#### Data shown:
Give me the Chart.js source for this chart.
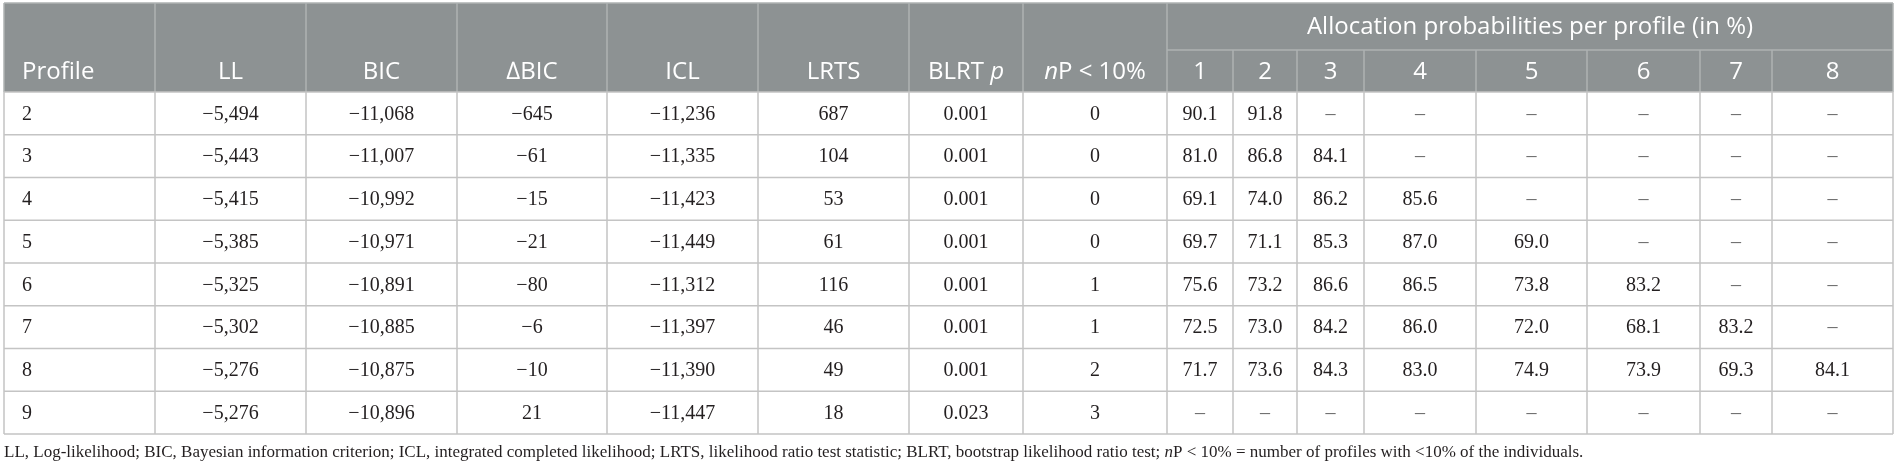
<!DOCTYPE html>
<html>
<head>
<meta charset="utf-8">
<script src="https://cdn.jsdelivr.net/npm/chart.js@4.4.0/dist/chart.umd.min.js"></script>
<style>
  html, body { margin: 0; padding: 0; background: #fff; }
</style>
</head>
<body>
<canvas id="fitTable" width="1897" height="465"></canvas>
<script>
// table values, one array per column
const profiles = [2, 3, 4, 5, 6, 7, 8, 9];
const logLik = [-5494, -5443, -5415, -5385, -5325, -5302, -5276, -5276];
const bic = [-11068, -11007, -10992, -10971, -10891, -10885, -10875, -10896];
const deltaBic = [-645, -61, -15, -21, -80, -6, -10, 21];
const icl = [-11236, -11335, -11423, -11449, -11312, -11397, -11390, -11447];
const lrts = [687, 104, 53, 61, 116, 46, 49, 18];
const blrtP = [0.001, 0.001, 0.001, 0.001, 0.001, 0.001, 0.001, 0.023];
const smallProfiles = [0, 0, 0, 0, 1, 1, 2, 3];
const allocLabels = ['1', '2', '3', '4', '5', '6', '7', '8'];
const allocation = [
  [90.1, 91.8],
  [81.0, 86.8, 84.1],
  [69.1, 74.0, 86.2, 85.6],
  [69.7, 71.1, 85.3, 87.0, 69.0],
  [75.6, 73.2, 86.6, 86.5, 73.8, 83.2],
  [72.5, 73.0, 84.2, 86.0, 72.0, 68.1, 83.2],
  [71.7, 73.6, 84.3, 83.0, 74.9, 73.9, 69.3, 84.1],
  []
];
const footnote = [
  ['LL, Log-likelihood; BIC, Bayesian information criterion; ICL, integrated completed likelihood; LRTS, likelihood ratio test statistic; BLRT, bootstrap likelihood ratio test; ', false],
  ['n', true],
  ['P < 10% = number of profiles with <10% of the individuals.', false]
];

// layout
const W = 1897, H = 465;
const colEdges = [4, 155, 306, 457, 607, 758, 909, 1023, 1167, 1233, 1297, 1364, 1476, 1587, 1700, 1772, 1893];
const headTop = 3, subTop = 50, headBottom = 92, rowH = 42.75;
const headBg = '#8d9293', headLine = '#aeb2b3', bodyLine = '#c4c4c4';
const headFont = '"Open Sans", sans-serif';
const bodyFont = '"Liberation Serif", "Times New Roman", serif';

const thousands = n => (n < 0 ? '\u2212' : '') + Math.abs(n).toLocaleString('en-US');
const dash = v => v === undefined;

const columns = [
  { head: [['Profile', false]], values: profiles, fmt: String, left: true },
  { head: [['LL', false]], values: logLik, fmt: thousands },
  { head: [['BIC', false]], values: bic, fmt: thousands },
  { head: [['\u2206BIC', false]], values: deltaBic, fmt: thousands },
  { head: [['ICL', false]], values: icl, fmt: thousands },
  { head: [['LRTS', false]], values: lrts, fmt: String },
  { head: [['BLRT ', false], ['p', true]], values: blrtP, fmt: v => v.toFixed(3) },
  { head: [['n', true], ['P < 10%', false]], values: smallProfiles, fmt: String }
].concat(allocLabels.map((lab, k) => ({
  head: [[lab, false]],
  values: allocation.map(r => r[k]),
  fmt: v => dash(v) ? '\u2013' : v.toFixed(1),
  alloc: true
})));

const yMin = -(headBottom / rowH) - 0.5;
const yMax = yMin + H / rowH;

function drawRuns(ctx, runs, x, y, size, family, align) {
  ctx.textBaseline = 'middle';
  ctx.textAlign = 'left';
  const widths = runs.map(([t, it]) => {
    ctx.font = (it ? 'italic ' : '') + size + 'px ' + family;
    return ctx.measureText(t).width;
  });
  const total = widths.reduce((a, b) => a + b, 0);
  let cx = align === 'left' ? x : x - total / 2;
  runs.forEach(([t, it], i) => {
    ctx.font = (it ? 'italic ' : '') + size + 'px ' + family;
    ctx.fillText(t, cx, y);
    cx += widths[i];
  });
}

const tablePlugin = {
  id: 'tablePlugin',
  beforeDatasetsDraw(chart) {
    const { ctx, scales: { x, y } } = chart;
    const px = v => x.getPixelForValue(v);
    const top = y.getPixelForValue(-0.5);
    const bottom = y.getPixelForValue(profiles.length - 0.5);
    const L = px(colEdges[0]), R = px(colEdges[colEdges.length - 1]);
    ctx.save();
    ctx.fillStyle = headBg;
    ctx.fillRect(L, headTop, R - L, top - headTop);
    // header lines
    ctx.strokeStyle = headLine;
    ctx.lineWidth = 1.5;
    ctx.beginPath();
    ctx.moveTo(L, headTop); ctx.lineTo(R, headTop);
    ctx.moveTo(px(colEdges[8]), subTop); ctx.lineTo(R, subTop);
    colEdges.forEach((e, i) => {
      const y0 = (i > 8 && i < colEdges.length - 1) ? subTop : headTop;
      ctx.moveTo(px(e), y0); ctx.lineTo(px(e), top);
    });
    ctx.stroke();
    // body grid
    ctx.strokeStyle = bodyLine;
    ctx.lineWidth = 1.5;
    ctx.beginPath();
    for (let r = 0; r <= profiles.length; r++) {
      const yy = y.getPixelForValue(r - 0.5);
      ctx.moveTo(L, yy); ctx.lineTo(R, yy);
    }
    colEdges.forEach(e => { ctx.moveTo(px(e), top); ctx.lineTo(px(e), bottom); });
    ctx.stroke();
    ctx.restore();
  },
  afterDatasetsDraw(chart) {
    const { ctx, scales: { x, y } } = chart;
    ctx.save();
    // cell values, placed on the scatter points
    chart.data.datasets.forEach((ds, di) => {
      const meta = chart.getDatasetMeta(di);
      meta.data.forEach((pt, i) => {
        const t = ds.texts[i];
        ctx.fillStyle = t === '\u2013' ? '#6a6a6a' : '#231f20';
        drawRuns(ctx, [[t, false]], pt.x, pt.y + 1, 20, bodyFont, ds.left ? 'left' : 'center');
      });
    });
    // header texts
    ctx.fillStyle = '#ffffff';
    const subMid = (subTop + y.getPixelForValue(-0.5)) / 2 + 1;
    columns.forEach((c, i) => {
      const cx = c.left ? x.getPixelForValue(colEdges[i] + 18) : x.getPixelForValue((colEdges[i] + colEdges[i + 1]) / 2);
      drawRuns(ctx, c.head, cx, subMid, 24, headFont, c.left ? 'left' : 'center');
    });
    const allocMid = x.getPixelForValue((colEdges[8] + colEdges[colEdges.length - 1]) / 2);
    drawRuns(ctx, [['Allocation probabilities per profile (in %)', false]], allocMid, (headTop + subTop) / 2 + 1, 24, headFont, 'center');
    // footnote
    ctx.fillStyle = '#231f20';
    drawRuns(ctx, footnote, x.getPixelForValue(colEdges[0]), y.getPixelForValue(profiles.length - 0.5) + 19, 17, bodyFont, 'left');
    ctx.restore();
  }
};

const datasets = columns.map((c, ci) => ({
  label: c.head.map(h => h[0]).join(''),
  data: c.values.map((v, ri) => ({
    x: c.left ? colEdges[ci] + 18 : (colEdges[ci] + colEdges[ci + 1]) / 2,
    y: ri
  })),
  texts: c.values.map(c.fmt),
  left: !!c.left,
  pointRadius: 0,
  pointHoverRadius: 0
}));

new Chart(document.getElementById('fitTable').getContext('2d'), {
  type: 'scatter',
  data: { datasets },
  options: {
    responsive: false,
    animation: false,
    devicePixelRatio: 1,
    layout: { padding: 0 },
    events: [],
    scales: {
      x: { type: 'linear', min: 0, max: W, display: false },
      y: { type: 'linear', min: yMin, max: yMax, reverse: true, display: false }
    },
    plugins: {
      legend: { display: false },
      tooltip: { enabled: false }
    }
  },
  plugins: [tablePlugin]
});
</script>
</body>
</html>
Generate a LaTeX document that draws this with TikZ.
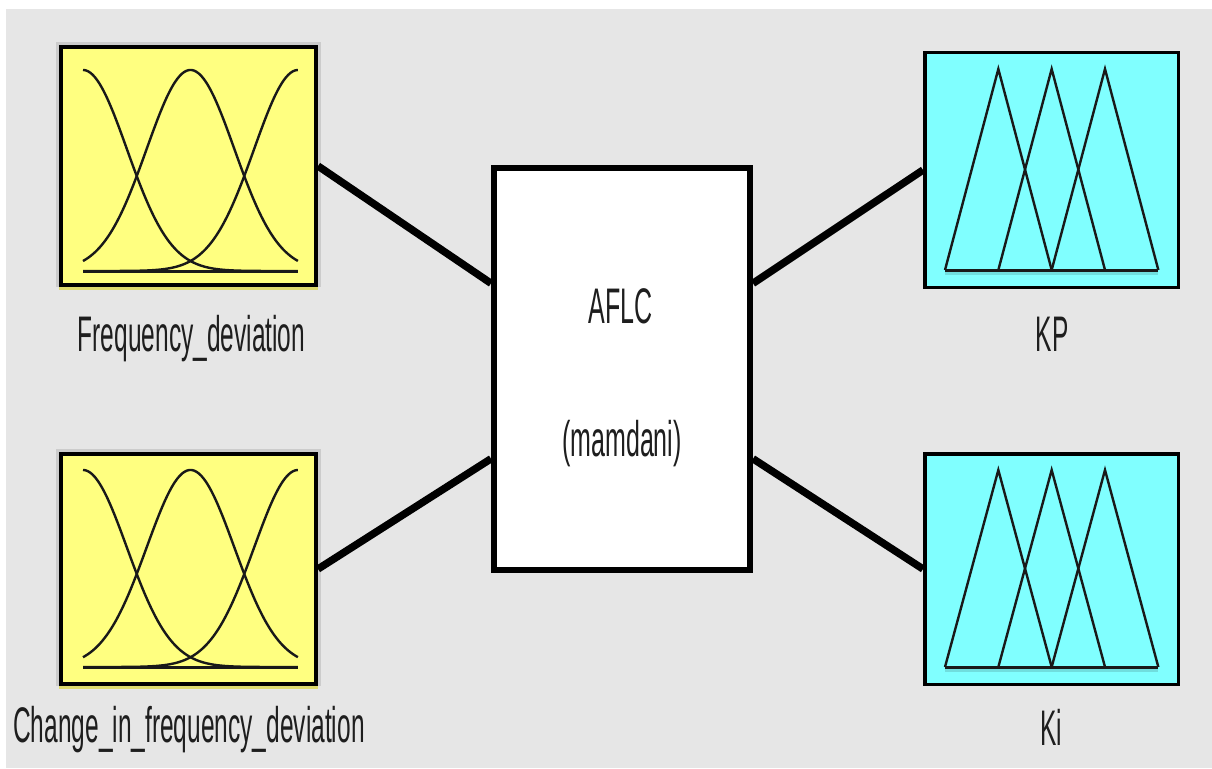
\documentclass[tikz,border=0pt]{standalone}
\usepackage{fontspec}
\setmainfont{Liberation Sans}
\usetikzlibrary{calc}

\definecolor{panel}{HTML}{E6E6E6}
\definecolor{ringgray}{HTML}{CCCCCC}
\definecolor{mfyellow}{HTML}{FFFF80}
\definecolor{mfyelshade}{HTML}{DEDA6E}
\definecolor{mfcyan}{HTML}{80FFFF}
\definecolor{mfcyanshade}{HTML}{70DEDE}
\definecolor{labelgray}{HTML}{1E1E1E}

\pgfdeclarelayer{bottom}
\pgfdeclarelayer{background}
\pgfsetlayers{bottom,background,main}

\tikzset{
  inbox/.style={draw=black, line width=4pt, fill=mfyellow, inner sep=0pt,
                minimum width=255pt},
  outbox/.style={draw=black, line width=3.5pt, fill=mfcyan, inner sep=0pt,
                 minimum width=253.5pt},
  fisbox/.style={draw=black, line width=6pt, fill=white, inner sep=0pt,
                 minimum width=256pt, minimum height=402pt},
  wire/.style={draw=black, line width=7.5pt},
  mfline/.style={draw=black!90, line width=2.4pt},
  axisline/.style={draw=black!90, line width=3pt},
  lbl/.style={text=labelgray, anchor=base, inner sep=0pt,
              font=\fontsize{50}{60}\selectfont},
}

\begin{document}
\begin{tikzpicture}[x=1pt, y=-1pt]
\useasboundingbox (0,0) rectangle (1212,768);

% window background
\begin{pgfonlayer}{bottom}
  \fill[white] (0,0) rectangle (1212,768);
  \fill[panel] (6,9) rectangle (1212,768);
\end{pgfonlayer}

% input, system and output blocks
\node[inbox, minimum height=238pt] (fd) at (188.5,166) {};
\node[inbox, minimum height=230pt] (cfd) at (188.5,569) {};
\node[fisbox] (aflc) at (622,369) {};
\node[outbox, minimum height=234.5pt] (kp) at (1051.5,170) {};
\node[outbox, minimum height=230.5pt] (ki) at (1051.5,569) {};

% soft frames around the input blocks
\begin{pgfonlayer}{background}
  \foreach \b in {fd,cfd}{
    \fill[ringgray] ($(\b.north west)+(-3,-3)$) rectangle ($(\b.south east)+(3,0)$);
    \fill[mfyelshade] ($(\b.south west)+(0,0)$) rectangle ($(\b.south east)+(0,3)$);
  }
\end{pgfonlayer}

% attachment points on the system block
\coordinate (aflcL1) at ($(aflc.north west)!0.29!(aflc.south west)$);
\coordinate (aflcL2) at ($(aflc.north west)!0.72!(aflc.south west)$);
\coordinate (aflcR1) at ($(aflc.north east)!0.29!(aflc.south east)$);
\coordinate (aflcR2) at ($(aflc.north east)!0.72!(aflc.south east)$);

% connectors
\draw[wire] (fd.east) -- (aflcL1);
\draw[wire] (cfd.east) -- (aflcL2);
\draw[wire] (aflcR1) -- (kp.west);
\draw[wire] (aflcR2) -- (ki.west);

% gaussian membership functions of the inputs
\foreach \m in {0,0.5,1}{
  \draw[mfline] plot[domain=0:1, samples=90, smooth]
    ({83+215*\x}, {271-201*exp(-(\x-\m)*(\x-\m)/0.0833)});
  \draw[mfline] plot[domain=0:1, samples=90, smooth]
    ({83+215*\x}, {667-197*exp(-(\x-\m)*(\x-\m)/0.0833)});
}
\draw[axisline] (83,271) -- (298,271);
\draw[axisline] (83,667) -- (298,667);

% triangular membership functions of the outputs
\fill[mfcyanshade] (945,271.5) rectangle (1158,275);
\fill[mfcyanshade] (945,668.5) rectangle (1158,672);
\foreach \i in {0,1,2}{
  \draw[mfline, line join=miter]
    ({945+53.33*\i},270) -- ({998.33+53.33*\i},69) -- ({1051.67+53.33*\i},270);
  \draw[mfline, line join=miter]
    ({945+53.33*\i},667) -- ({998.33+53.33*\i},470) -- ({1051.67+53.33*\i},667);
}
\draw[axisline] (945,270) -- (1158.3,270);
\draw[axisline] (945,667) -- (1158.3,667);

% labels
\node[lbl] (fdlabel)  at (191.5,351) {\scalebox{0.49}[1]{Frequency\_deviation}};
\node[lbl] (cfdlabel) at (189,742)   {\scalebox{0.49}[1]{Change\_in\_frequency\_deviation}};
\node[lbl] (kplabel)  at (1052,351)  {\scalebox{0.49}[1]{KP}};
\node[lbl] (kilabel)  at (1051.5,745) {\scalebox{0.49}[1]{Ki}};
\node[lbl] (aflcname) at (620.5,323) {\scalebox{0.5}[1]{AFLC}};
\node[lbl] (aflctype) at (622,456)   {\scalebox{0.5}[1]{(mamdani)}};
\end{tikzpicture}
\end{document}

#### Goal of the exercise:
Pick each line holding the word "with" out of the data and copy it.

#### Solution for this exercise:
  ['P < 10% = number of profiles with <10% of the individuals.', false]
Generate a LaTeX document that draws this with TikZ.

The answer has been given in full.